Abortion

Massachusetts Senator Scott Brown: Military Women Deserve Access To Abortion After Rape

The Republican Senator is breaking from his party ranks to support allowing access to abortion for women in the military who have been victims of sexual assault.

Massachusetts Senator Scott Brown. [img src]

Massachusetts Republican Scott Brown has always had a bit of a mixed record when it comes to women’s reproductive rights. The freshman senator was accused during his 2009 – 2010 race of not being “pro-life” enough to appeal to the rigid anti-choice groups who usually back candidates — something the groups decided to overlook in order to steal a senate seat from the Democrats.

Since his election, however, Brown has been mostly consistent in supporting his party’s opposition to reproductive autonomy. For example, he stood firmly with the GOP on the Blunt Amendment which would have allowed religious employers to refuse to cover contraception in their insurance plans, even when polls were showing that women in his state strongly disagreed with him.

But now Brown is stepping away from his party on abortion, at least when it comes to women in the military.

Whether or not military women should be allowed coverage of safe abortion care in cases of sexual assault has been a hotly contested issue in today’s radically anti-choice GOP.  Although the Hyde Amendment allows taxpayer-funding for abortions in the case of rape, that rule doesn’t appear to translate over to the military, where a soldier who becomes pregnant due to rape must pay out of pocket for a safe abortion.
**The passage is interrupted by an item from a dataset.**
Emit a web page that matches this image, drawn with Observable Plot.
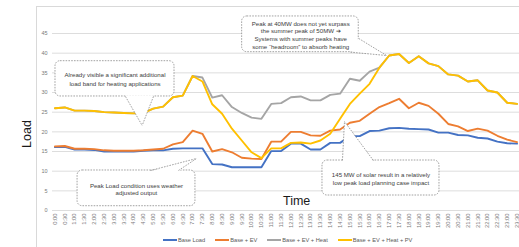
<!DOCTYPE html>
<html><head><meta charset="utf-8">
<script src="https://cdn.jsdelivr.net/npm/d3@7"></script>
<script src="https://cdn.jsdelivr.net/npm/@observablehq/plot@0.6"></script>
<style>
body{margin:0;background:#fff;font-family:"Liberation Sans",Arial,sans-serif;}
#wrap{position:relative;width:519px;height:247px;overflow:hidden;background:#fff;}
#chart{position:absolute;left:0;top:0;}
#frame{position:absolute;left:36px;top:6px;width:540px;height:300px;border:1px solid #d9d9d9;pointer-events:none;}
#legend{position:absolute;left:163px;top:234px;height:11px;display:flex;gap:10px;align-items:center;font-size:5.7px;color:#595959;white-space:nowrap;}
#legend .item{display:flex;align-items:center;}
#legend .sw{width:14px;height:2px;margin-right:1px;}
</style></head><body>
<div id="wrap"><div id="chart"></div><div id="legend"></div><div id="frame"></div></div>
<script>
// ---- data ----
const times = ["0:00","0:30","1:00","1:30","2:00","2:30","3:00","3:30","4:00","4:30","5:00","5:30",
  "6:00","6:30","7:00","7:30","8:00","8:30","9:00","9:30","10:00","10:30","11:00","11:30",
  "12:00","12:30","13:00","13:30","14:00","14:30","15:00","15:30","16:00","16:30","17:00","17:30",
  "18:00","18:30","19:00","19:30","20:00","20:30","21:00","21:30","22:00","22:30","23:00","23:30"];
const seriesNames = ["Base Load","Base + EV","Base + EV + Heat","Base + EV + Heat + PV"];
const baseLoad = [16.1,16.2,15.5,15.5,15.4,15.0,15.0,15.0,15.0,15.2,15.3,15.3,15.7,15.8,15.8,15.8,11.8,11.7,11.0,11.0,11.0,11.0,15.1,15.1,17.0,17.0,15.5,15.5,17.2,17.2,18.9,18.9,20.2,20.3,20.9,21.0,20.8,20.7,20.6,19.8,19.8,19.2,19.1,18.5,18.3,17.5,17.1,17.0];
const baseEV = [16.3,16.4,15.7,15.7,15.6,15.3,15.2,15.2,15.2,15.3,15.5,15.7,16.8,17.4,20.3,19.5,15.0,15.6,14.8,13.4,13.2,13.1,17.5,17.5,20.0,20.0,19.1,19.0,20.3,20.6,22.3,22.8,24.6,26.3,27.3,28.4,26.0,27.4,26.6,24.6,22.0,21.4,20.2,20.8,20.3,19.0,18.0,17.4];
const baseEVHeat = [26.0,26.2,25.4,25.4,25.3,25.0,24.9,24.8,24.7,24.8,25.9,26.4,28.8,29.2,34.2,33.8,28.7,29.3,26.3,24.8,23.6,23.3,27.1,27.3,28.8,29.0,28.0,28.0,29.4,29.7,33.5,33.0,35.3,36.3,39.4,39.8,37.5,39.2,37.4,36.7,34.6,34.3,32.8,33.1,30.5,30.0,27.4,27.1];
const baseEVHeatPV = [26.0,26.2,25.4,25.4,25.3,25.0,24.9,24.8,24.7,24.8,25.9,26.4,28.8,29.2,34.2,32.8,27.0,24.6,20.8,17.8,14.8,13.3,15.8,15.8,17.2,17.3,17.0,17.8,19.5,23.3,27.1,29.7,32.2,36.3,39.4,39.8,37.5,39.2,37.4,36.7,34.6,34.3,32.8,33.1,30.5,30.0,27.4,27.1];
const yTicks = [0,5,10,15,20,25,30,35,40,45];
const palette = ["#4472C4","#ED7D31","#A5A5A5","#FFC000"];

// ---- annotations (data units) ----
const notes = [
  {text:"Already visible a significant additional\nload band for heating applications",
   x1:0.055,x2:12.16,y1:28.99,y2:37.96,cx:6.11,cy:33.52,lh:1.38,
   base:[[7.17,28.99],[10.02,28.99]],fillBase:[[7.17,29.3],[10.02,29.3]],tip:[8.87,21.61]},
  {text:"Peak at 40MW does not yet surpass\nthe summer peak of 50MW \u2794\nSystems with summer peaks have\nsome \u201Cheadroom\u201D to absorb heating",
   x1:19.04,x2:30.90,y1:40.25,y2:49.33,cx:25.0,cy:44.7,lh:1.25,
   base:[[30.90,43.73],[30.06,40.25]],fillBase:[[30.80,43.73],[30.06,40.45]],tip:[33.72,39.41]},
  {text:"Peak Load condition uses weather\nadjusted output",
   x1:2.30,x2:14.29,y1:1.09,y2:10.17,cx:8.29,cy:5.47,lh:1.3,
   base:[[9.71,10.17],[12.56,10.17]],fillBase:[[9.71,9.9],[12.56,9.9]],tip:[14.40,13.22]},
  {text:"145 MW of solar result in a relatively\nlow peak load planning case impact",
   x1:27.21,x2:39.11,y1:3.81,y2:12.71,cx:33.16,cy:8.26,lh:1.38,
   base:[[29.24,12.71],[32.39,12.71]],fillBase:[[29.24,12.45],[32.39,12.45]],tip:[29.45,22.63]}
];

const values = [baseLoad, baseEV, baseEVHeat, baseEVHeatPV];
const rows = [];
seriesNames.forEach((s, k) => values[k].forEach((v, i) => rows.push({s, i, v})));

const dash = {stroke:"#8a8a8a", strokeWidth:0.8, strokeDasharray:"1.6,1.2"};
const noteMarks = [];
for (const n of notes) {
  noteMarks.push(Plot.rect([n], {x1:"x1", x2:"x2", y1:"y1", y2:"y2", fill:"white", rx:5, ...dash}));
  const poly = [n.fillBase[0], n.tip, n.fillBase[1]];
  noteMarks.push(Plot.line(poly, {x:d=>d[0], y:d=>d[1], fill:"white", stroke:"none"}));
  noteMarks.push(Plot.link(n.base, {x1:d=>d[0], y1:d=>d[1], x2:()=>n.tip[0], y2:()=>n.tip[1], ...dash}));
  noteMarks.push(Plot.text([n], {x:"cx", y:"cy", text:"text", fontSize:6.1, fill:"#404040",
    lineHeight:n.lh, lineAnchor:"middle", textAnchor:"middle"}));
}

const chart = Plot.plot({
  width: 519, height: 231,
  marginLeft: 52, marginRight: 0, marginTop: 13.33, marginBottom: 21,
  x: {type:"linear", domain:[-0.25, 47.25], label:null},
  y: {domain:[0, 50], label:null},
  color: {domain: seriesNames, range: palette},
  style: {fontFamily:"'Liberation Sans', Arial, sans-serif", background:"transparent", overflow:"visible"},
  marks: [
    Plot.gridY(yTicks, {stroke:"#d9d9d9", strokeOpacity:1, strokeWidth:0.9}),
    Plot.axisY(yTicks, {tickSize:0, tickPadding:5, fontSize:5.5, fill:"#7a7a7a", label:null}),
    Plot.axisX(d3.range(times.length), {tickSize:0, tickPadding:3, tickRotate:-90,
      tickFormat:i=>times[i], fontSize:5.8, fill:"#7a7a7a", label:null}),
    Plot.lineY(rows, {x:"i", y:"v", z:"s", stroke:"s", strokeWidth:1.9, strokeLinejoin:"round"}),
    ...noteMarks,
    Plot.text(["Time"], {x:()=>24.58, y:()=>2.42, text:d=>d, fontSize:12.5, fill:"#1a1a1a", lineAnchor:"middle"}),
    Plot.text(["Load"], {x:()=>-2.89, y:()=>19.45, text:d=>d, fontSize:12.5, fill:"#1a1a1a", rotate:-90, lineAnchor:"middle"})
  ]
});
document.getElementById("chart").appendChild(chart);

const legend = document.getElementById("legend");
seriesNames.forEach((s, k) => {
  const it = document.createElement("div"); it.className = "item";
  const sw = document.createElement("div"); sw.className = "sw"; sw.style.background = palette[k];
  const t = document.createElement("span"); t.textContent = s;
  it.appendChild(sw); it.appendChild(t); legend.appendChild(it);
});
</script>
</body></html>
An amendment by New Hampshire Sen. Jeanne Shaheen sought to change that fact, and Brown is now vocally supporting that move. “It’s a simple issue,” Brown said on the Senate floor. “Those who are serving in harm’s way who are victims of such horrific crimes should be afforded the same rights as citizens they protect.”

It’s a different stance than the one Brown took in 2010, when Brown rejected the call to end the ban on elective abortions in military hospitals, which would let service women pay for abortions out of pocket as long as they used their own money. According to Political Correspondent Shira Shoenberg at MassLive, the difference is that allowing abortions after rape conforms with the Hyde amendment, where as elective abortions would not, even if the government wasn’t providing the funding.

“Opponents told the New York Times that they worried federal funds would be used to pay for abortions, since the abortions would take place at public facilities,” writes Shoenberg. “Proponents of the amendment said the full cost of the abortions would be paid for by private money.”

The idea that just the fact that the hospital itself is funded with taxpayer dollars means that the taxpayers are somehow “paying” for abortions is a stretch, but in an age when some nurses claim that simply walking past post-op patients equates to “participating in an abortion,” the misinformation regarding military women isn’t that shocking.

Still, that Brown is willing to advocate for providing military women the same abortion access as those who are not in the military but rely on government funding is a small step for reproductive rights, and should be commended all the same.